Job: Identify all lines below that hold "matplotlib" and collect them.

Data lines:
------------------------------
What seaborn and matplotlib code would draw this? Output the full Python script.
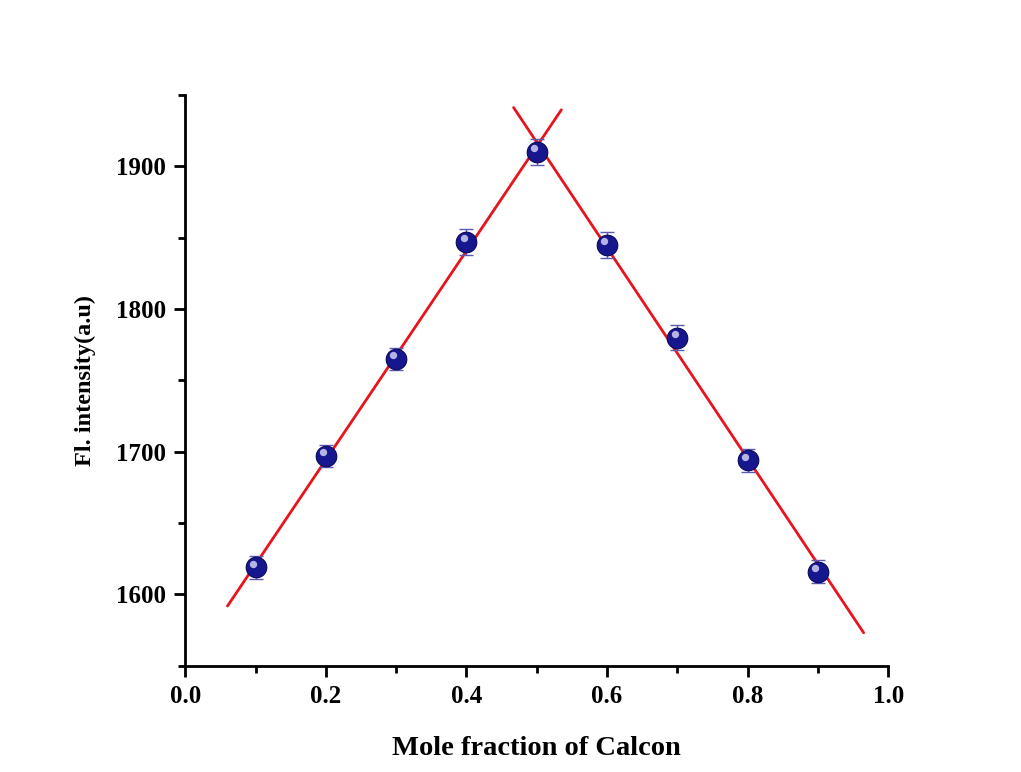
import numpy as np
import pandas as pd
import matplotlib
matplotlib.use("Agg")
import matplotlib.pyplot as plt
import seaborn as sns
from matplotlib.ticker import MultipleLocator

# Data
mole_fraction = [0.1, 0.2, 0.3, 0.4, 0.5, 0.6, 0.7, 0.8, 0.9]
intensity = [1619, 1697, 1765, 1847, 1910, 1845, 1780, 1694, 1616]
error = [8, 8, 8, 9, 9, 9, 9, 8, 8]

left_fit_idx = [0, 1, 2, 3, 4]
right_fit_idx = [4, 5, 6, 7, 8]
left_line_x = [0.06, 0.535]
right_line_x = [0.467, 0.965]

sns.set_theme(style="ticks")
plt.rcParams['font.family'] = ['Liberation Serif', 'DejaVu Serif']
plt.rcParams['font.weight'] = 'bold'
plt.rcParams['text.color'] = 'black'
plt.rcParams['axes.labelcolor'] = 'black'

fig = plt.figure(figsize=(10.21, 7.72), dpi=100)
ax = fig.add_axes([0.1815, 0.1375, 0.6885, 0.7395])

df = pd.DataFrame({"x": mole_fraction, "y": intensity})

def fit_line(idx, xs):
    xv = np.array(mole_fraction)[idx]
    yv = np.array(intensity)[idx]
    m, b = np.polyfit(xv, yv, 1)
    xs = np.array(xs)
    return pd.DataFrame({"x": xs, "y": m * xs + b})

lf = fit_line(left_fit_idx, left_line_x)
rf = fit_line(right_fit_idx, right_line_x)
sns.lineplot(data=lf, x="x", y="y", ax=ax, color="#e8141c", lw=2.0, zorder=2)
sns.lineplot(data=rf, x="x", y="y", ax=ax, color="#e8141c", lw=2.0, zorder=2)

ax.errorbar(mole_fraction, intensity, yerr=error, fmt="none", ecolor="#5a5ab4",
            elinewidth=1.0, capsize=5, capthick=1.0, zorder=3)
sns.scatterplot(data=df, x="x", y="y", ax=ax, s=220, color="#16168e",
                edgecolor="#0a0a5a", linewidth=0.8, zorder=4)
ax.scatter(np.array(mole_fraction) - 0.004, np.array(intensity) + 2.5, s=28,
           color="#d0d0f4", alpha=0.85, linewidths=0, zorder=5)

ax.set_xlim(0.0, 1.0)
ax.set_ylim(1550, 1950)
ax.xaxis.set_minor_locator(MultipleLocator(0.1))
ax.yaxis.set_minor_locator(MultipleLocator(50))
ax.set_xticks([0.0, 0.2, 0.4, 0.6, 0.8, 1.0])
ax.set_xticklabels(["0.0", "0.2", "0.4", "0.6", "0.8", "1.0"])
ax.set_yticks([1600, 1700, 1800, 1900])

sns.despine(ax=ax)
for s in ["left", "bottom"]:
    ax.spines[s].set_linewidth(2.0)
    ax.spines[s].set_color("black")
ax.tick_params(axis="both", which="major", direction="out", length=8, width=2,
               labelsize=18, colors="black", labelcolor="black", pad=6)
ax.tick_params(axis="both", which="minor", direction="out", length=5, width=2,
               colors="black")
for lab in ax.get_xticklabels() + ax.get_yticklabels():
    lab.set_fontweight("bold")

ax.set_xlabel("Mole fraction of Calcon", fontsize=20.5, fontweight="bold",
              labelpad=20, color="black")
ax.set_ylabel("Fl. intensity(a.u)", fontsize=17.5, fontweight="bold",
              labelpad=14, color="black")

fig.savefig("out.png", dpi=100, facecolor="white")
------------------------------
Answer in full:
What seaborn and matplotlib code would draw this? Output the full Python script.
import matplotlib
matplotlib.use("Agg")
import matplotlib.pyplot as plt
from matplotlib.ticker import MultipleLocator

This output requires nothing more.